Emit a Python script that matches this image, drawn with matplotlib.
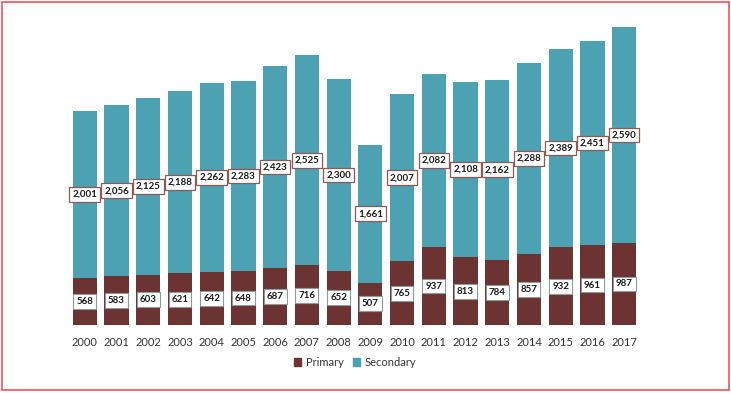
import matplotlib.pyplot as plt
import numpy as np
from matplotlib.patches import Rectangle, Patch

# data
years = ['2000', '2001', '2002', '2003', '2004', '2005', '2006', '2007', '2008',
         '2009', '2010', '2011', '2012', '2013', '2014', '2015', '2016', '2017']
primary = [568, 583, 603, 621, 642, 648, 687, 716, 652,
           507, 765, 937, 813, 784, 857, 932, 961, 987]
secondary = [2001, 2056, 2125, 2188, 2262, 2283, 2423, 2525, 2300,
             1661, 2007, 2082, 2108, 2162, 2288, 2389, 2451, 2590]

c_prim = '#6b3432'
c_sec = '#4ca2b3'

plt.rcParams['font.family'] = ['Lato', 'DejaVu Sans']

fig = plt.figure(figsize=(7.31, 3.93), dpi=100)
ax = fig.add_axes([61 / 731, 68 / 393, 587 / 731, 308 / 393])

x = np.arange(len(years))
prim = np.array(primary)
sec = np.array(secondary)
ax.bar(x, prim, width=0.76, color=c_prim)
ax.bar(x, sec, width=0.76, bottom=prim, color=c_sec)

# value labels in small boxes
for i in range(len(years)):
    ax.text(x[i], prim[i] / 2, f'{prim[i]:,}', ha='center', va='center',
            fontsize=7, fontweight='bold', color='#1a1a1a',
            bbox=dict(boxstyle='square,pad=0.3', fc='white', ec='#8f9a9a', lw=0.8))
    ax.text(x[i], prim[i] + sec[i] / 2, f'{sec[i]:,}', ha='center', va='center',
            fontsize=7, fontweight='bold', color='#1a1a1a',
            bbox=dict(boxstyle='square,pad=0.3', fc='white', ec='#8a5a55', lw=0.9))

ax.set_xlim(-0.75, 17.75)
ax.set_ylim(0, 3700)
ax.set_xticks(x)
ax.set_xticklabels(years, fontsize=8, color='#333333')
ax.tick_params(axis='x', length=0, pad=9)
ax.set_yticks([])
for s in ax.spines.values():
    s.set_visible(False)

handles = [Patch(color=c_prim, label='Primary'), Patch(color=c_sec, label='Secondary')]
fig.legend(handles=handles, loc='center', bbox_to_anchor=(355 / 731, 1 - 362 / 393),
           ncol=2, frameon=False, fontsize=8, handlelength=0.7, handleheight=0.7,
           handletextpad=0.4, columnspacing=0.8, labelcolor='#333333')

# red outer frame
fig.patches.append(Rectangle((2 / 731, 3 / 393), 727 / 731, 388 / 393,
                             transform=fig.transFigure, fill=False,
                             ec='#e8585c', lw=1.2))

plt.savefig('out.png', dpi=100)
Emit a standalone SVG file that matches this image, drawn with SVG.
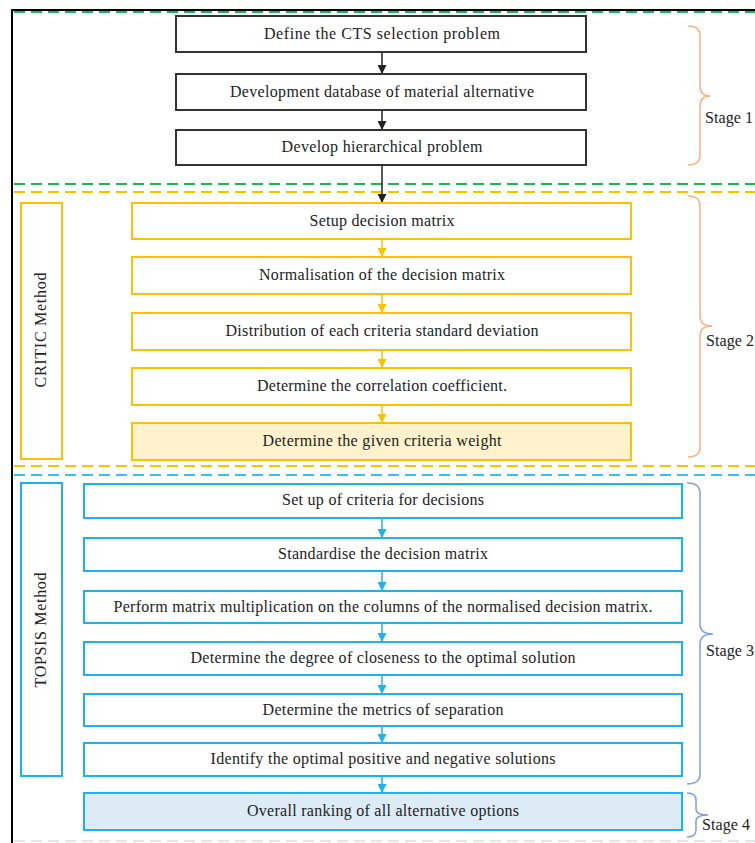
= = = = =
> **Written task**
Copy the records above exactly, from the first line through the line containing "from matplotlib.patches import", and leave out the pictures.

> **Answer for the task**
Emit a Python script that matches this image, drawn with matplotlib.
import matplotlib.pyplot as plt
import numpy as np
from matplotlib.patches import Rectangle, Patch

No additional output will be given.